Os negros, enquanto sujeitos historicamente dominantes na qualidade e na quantidade, no futebol estão sujeitos às péssimas condições de trabalho. Segundo estudo “Impacto do Futebol Brasileiro” realizado pela consultoria da Ernst & Young para a CBF em 2020, 55% dos jogadores de futebol masculino brasileiros (é importante levarmos em consideração que, dessa porcentagem, a maioria são homens negros) recebiam menos de um salário mínimo; em contrapartida, apenas 1% recebiam acima de 500 mil reais. Esses dados nos mostra como a crise social impacta ainda mais muitos trabalhadores, agravando as condições dos negros, em especial as mulheres negras, que teriam possibilidade de se desenvolverem no futebol, porém, a ausência das condições mínimas de sobrevivência afastam esses trabalhadores/as das condições plenas do desenvolvimento da cultura esportiva do futebol, e assim vai se destruindo os e as “artistas da bola”, ao passo que o futebol brasileiro vai se concentrando nas mãos de burgueses e pequenos burgueses neofascistas que, baseados na espetacularização, racismo e patriarcalismo, submete a maioria ao projeto político deles.

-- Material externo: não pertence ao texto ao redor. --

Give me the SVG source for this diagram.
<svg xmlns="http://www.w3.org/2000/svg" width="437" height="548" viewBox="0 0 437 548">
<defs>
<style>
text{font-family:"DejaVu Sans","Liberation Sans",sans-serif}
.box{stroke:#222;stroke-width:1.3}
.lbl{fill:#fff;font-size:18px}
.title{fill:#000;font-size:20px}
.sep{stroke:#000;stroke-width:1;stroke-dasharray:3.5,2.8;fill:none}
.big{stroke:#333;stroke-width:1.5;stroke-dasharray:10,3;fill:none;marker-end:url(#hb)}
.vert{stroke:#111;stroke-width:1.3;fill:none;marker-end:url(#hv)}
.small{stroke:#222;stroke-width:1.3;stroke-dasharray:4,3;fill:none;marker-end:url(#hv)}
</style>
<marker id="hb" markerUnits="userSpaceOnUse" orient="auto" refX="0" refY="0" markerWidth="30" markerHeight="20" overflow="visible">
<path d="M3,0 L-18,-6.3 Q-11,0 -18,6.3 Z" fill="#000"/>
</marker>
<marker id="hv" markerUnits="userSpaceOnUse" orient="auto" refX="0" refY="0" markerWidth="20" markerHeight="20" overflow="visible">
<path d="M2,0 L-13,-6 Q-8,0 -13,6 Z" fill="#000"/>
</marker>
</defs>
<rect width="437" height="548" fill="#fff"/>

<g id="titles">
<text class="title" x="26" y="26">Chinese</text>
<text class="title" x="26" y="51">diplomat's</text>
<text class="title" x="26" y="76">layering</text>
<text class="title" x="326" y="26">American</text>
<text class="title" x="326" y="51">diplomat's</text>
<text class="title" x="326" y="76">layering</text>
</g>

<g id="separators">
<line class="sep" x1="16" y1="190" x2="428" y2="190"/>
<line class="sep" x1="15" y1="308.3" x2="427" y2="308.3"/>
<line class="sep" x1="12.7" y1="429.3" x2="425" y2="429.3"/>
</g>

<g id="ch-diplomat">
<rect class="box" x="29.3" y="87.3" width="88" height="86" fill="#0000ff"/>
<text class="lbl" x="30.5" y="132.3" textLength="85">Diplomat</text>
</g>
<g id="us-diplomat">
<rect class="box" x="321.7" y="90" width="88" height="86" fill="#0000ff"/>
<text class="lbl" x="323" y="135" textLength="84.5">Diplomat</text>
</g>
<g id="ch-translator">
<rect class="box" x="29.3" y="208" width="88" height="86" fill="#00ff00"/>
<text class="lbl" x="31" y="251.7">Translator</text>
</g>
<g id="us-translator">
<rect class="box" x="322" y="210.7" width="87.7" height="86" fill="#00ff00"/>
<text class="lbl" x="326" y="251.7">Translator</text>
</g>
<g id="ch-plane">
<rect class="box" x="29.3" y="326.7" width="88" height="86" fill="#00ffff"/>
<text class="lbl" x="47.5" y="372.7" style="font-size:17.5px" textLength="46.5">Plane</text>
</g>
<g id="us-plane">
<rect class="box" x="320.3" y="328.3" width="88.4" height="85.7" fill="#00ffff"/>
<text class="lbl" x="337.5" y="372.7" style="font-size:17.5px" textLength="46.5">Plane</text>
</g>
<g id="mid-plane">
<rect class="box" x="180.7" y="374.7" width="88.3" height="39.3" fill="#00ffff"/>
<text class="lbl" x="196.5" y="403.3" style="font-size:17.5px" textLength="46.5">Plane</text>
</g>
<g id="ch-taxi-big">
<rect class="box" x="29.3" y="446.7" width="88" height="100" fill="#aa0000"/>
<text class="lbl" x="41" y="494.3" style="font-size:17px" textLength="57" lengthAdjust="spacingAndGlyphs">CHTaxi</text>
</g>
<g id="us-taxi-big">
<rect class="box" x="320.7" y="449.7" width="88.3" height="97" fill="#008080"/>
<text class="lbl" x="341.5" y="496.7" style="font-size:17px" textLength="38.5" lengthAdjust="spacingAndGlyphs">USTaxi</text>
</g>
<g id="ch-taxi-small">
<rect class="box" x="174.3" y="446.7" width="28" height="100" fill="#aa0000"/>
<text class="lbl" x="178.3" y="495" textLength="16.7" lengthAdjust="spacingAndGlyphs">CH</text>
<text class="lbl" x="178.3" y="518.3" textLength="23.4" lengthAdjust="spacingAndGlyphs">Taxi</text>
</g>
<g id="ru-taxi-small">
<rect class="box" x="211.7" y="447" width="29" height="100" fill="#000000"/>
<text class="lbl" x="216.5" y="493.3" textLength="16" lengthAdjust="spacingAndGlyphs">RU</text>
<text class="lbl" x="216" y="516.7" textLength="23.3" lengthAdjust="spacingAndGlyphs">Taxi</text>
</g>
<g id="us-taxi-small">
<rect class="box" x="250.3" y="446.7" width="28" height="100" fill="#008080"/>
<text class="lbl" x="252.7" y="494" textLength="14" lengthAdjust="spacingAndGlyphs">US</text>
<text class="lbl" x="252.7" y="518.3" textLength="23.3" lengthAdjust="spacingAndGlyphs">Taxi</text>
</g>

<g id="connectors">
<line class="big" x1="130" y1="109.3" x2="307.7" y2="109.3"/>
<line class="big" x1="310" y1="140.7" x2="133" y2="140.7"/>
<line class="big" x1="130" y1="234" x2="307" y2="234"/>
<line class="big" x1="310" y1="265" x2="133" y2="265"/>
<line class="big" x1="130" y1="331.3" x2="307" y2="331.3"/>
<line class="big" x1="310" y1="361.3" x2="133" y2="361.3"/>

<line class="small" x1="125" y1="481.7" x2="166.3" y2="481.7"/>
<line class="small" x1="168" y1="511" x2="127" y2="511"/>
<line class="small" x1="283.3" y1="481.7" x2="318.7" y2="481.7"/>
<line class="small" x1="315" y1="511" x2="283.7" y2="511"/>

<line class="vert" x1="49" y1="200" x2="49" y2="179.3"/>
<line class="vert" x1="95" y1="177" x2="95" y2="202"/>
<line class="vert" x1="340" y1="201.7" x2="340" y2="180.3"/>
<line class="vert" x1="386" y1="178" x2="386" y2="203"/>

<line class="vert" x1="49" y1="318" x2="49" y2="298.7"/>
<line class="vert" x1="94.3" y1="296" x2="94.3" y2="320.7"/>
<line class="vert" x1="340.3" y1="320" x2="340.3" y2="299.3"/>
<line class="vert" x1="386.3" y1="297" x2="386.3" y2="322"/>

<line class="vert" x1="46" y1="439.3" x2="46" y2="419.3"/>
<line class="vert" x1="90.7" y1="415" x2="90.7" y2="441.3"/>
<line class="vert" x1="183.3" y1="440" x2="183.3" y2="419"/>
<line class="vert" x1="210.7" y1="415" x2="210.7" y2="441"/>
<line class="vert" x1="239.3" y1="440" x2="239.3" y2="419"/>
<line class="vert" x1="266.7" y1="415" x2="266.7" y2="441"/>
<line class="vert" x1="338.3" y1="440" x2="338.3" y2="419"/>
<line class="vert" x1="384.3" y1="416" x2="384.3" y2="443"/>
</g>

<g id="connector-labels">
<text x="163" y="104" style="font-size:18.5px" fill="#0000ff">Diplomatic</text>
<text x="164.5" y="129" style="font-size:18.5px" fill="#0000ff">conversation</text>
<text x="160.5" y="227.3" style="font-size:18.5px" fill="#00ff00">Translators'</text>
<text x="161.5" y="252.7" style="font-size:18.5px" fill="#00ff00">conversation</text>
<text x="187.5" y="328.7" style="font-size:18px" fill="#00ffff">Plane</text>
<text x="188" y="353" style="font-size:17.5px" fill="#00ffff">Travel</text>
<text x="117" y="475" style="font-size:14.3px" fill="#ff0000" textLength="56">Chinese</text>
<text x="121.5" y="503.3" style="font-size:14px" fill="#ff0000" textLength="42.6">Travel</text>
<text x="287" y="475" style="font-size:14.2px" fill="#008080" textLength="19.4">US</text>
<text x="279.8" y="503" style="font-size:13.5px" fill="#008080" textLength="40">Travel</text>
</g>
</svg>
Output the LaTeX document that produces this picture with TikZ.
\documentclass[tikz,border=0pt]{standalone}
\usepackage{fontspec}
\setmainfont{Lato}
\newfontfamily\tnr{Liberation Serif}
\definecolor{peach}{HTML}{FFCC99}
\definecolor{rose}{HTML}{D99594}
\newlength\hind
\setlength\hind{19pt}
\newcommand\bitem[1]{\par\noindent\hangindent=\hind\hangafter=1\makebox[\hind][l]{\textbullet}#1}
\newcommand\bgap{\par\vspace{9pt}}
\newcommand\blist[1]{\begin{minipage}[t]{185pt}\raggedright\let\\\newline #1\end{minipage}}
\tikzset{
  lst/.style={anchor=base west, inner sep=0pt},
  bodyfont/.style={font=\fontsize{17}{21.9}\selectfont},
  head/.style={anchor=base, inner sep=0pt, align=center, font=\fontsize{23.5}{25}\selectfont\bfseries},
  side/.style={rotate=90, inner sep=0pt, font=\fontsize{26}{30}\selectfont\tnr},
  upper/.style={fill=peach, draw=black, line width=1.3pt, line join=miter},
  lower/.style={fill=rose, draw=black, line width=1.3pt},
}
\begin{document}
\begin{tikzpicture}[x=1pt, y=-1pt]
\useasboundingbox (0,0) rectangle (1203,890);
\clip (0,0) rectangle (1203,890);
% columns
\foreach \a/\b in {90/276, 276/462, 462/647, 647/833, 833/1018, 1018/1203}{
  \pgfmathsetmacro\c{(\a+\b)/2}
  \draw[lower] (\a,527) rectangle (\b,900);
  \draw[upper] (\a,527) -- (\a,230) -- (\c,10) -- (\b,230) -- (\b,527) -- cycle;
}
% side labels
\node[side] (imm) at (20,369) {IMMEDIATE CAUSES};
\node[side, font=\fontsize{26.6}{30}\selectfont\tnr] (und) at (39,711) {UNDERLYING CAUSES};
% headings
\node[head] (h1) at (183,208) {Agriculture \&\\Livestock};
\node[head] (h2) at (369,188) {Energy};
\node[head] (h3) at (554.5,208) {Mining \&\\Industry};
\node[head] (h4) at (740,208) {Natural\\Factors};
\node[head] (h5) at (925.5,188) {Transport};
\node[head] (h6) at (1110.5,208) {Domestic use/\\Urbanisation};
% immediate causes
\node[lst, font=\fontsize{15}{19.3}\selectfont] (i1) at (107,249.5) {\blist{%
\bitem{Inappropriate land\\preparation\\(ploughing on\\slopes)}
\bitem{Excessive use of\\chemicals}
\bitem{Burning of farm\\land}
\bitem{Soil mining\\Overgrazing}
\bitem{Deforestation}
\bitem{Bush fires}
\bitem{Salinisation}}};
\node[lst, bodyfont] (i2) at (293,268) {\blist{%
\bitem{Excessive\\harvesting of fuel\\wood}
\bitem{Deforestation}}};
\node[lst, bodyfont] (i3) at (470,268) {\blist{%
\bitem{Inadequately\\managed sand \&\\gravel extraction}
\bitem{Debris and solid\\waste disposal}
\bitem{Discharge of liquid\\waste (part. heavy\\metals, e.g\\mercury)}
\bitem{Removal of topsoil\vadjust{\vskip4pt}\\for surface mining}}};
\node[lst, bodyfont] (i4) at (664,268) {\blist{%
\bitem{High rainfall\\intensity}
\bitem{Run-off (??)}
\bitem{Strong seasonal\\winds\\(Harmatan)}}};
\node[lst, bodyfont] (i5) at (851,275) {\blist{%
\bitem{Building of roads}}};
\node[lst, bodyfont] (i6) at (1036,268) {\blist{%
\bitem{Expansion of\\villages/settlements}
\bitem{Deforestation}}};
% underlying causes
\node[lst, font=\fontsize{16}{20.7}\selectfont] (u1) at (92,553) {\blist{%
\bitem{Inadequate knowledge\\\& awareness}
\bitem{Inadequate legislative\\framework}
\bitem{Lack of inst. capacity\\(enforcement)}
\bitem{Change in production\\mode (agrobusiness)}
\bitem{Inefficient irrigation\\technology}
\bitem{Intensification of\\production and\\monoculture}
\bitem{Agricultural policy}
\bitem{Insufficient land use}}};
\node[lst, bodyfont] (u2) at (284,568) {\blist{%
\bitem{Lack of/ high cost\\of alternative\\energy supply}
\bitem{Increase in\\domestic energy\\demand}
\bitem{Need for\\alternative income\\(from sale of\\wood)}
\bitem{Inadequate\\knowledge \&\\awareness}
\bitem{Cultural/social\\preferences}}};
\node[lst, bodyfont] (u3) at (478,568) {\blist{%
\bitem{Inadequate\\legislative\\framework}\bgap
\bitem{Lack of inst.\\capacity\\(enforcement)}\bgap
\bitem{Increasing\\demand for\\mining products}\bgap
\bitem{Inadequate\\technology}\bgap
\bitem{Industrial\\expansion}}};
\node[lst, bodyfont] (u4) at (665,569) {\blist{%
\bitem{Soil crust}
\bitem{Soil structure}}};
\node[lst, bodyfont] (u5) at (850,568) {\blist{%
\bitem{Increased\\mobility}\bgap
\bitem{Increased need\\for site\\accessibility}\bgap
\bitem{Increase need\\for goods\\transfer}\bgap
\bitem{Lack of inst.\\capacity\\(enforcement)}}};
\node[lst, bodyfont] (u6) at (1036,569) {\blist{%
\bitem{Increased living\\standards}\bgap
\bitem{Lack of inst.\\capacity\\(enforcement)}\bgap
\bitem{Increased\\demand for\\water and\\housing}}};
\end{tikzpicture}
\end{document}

Por fim, reforçamos que a luta pela democracia perpassa também pela luta da democracia no futebol e por uma estratégia política que possa lograr os trabalhadores e trabalhadoras ao objetivo da conquista do poder político, para que possamos impor também os nossos interesses no futebol brasileiro, que estimule o desenvolvimento pleno da nossa cultura e arte com igualdade econômica e política. Para isso, é necessário reforçarmos sempre a rebeldia necessária de Zumbi, Dandara, Marighela, Lélia Gonzalez e muitos outros e outras que são nossa eterna inspiração por um mundo de poesia, futebol, samba/forró e revolução.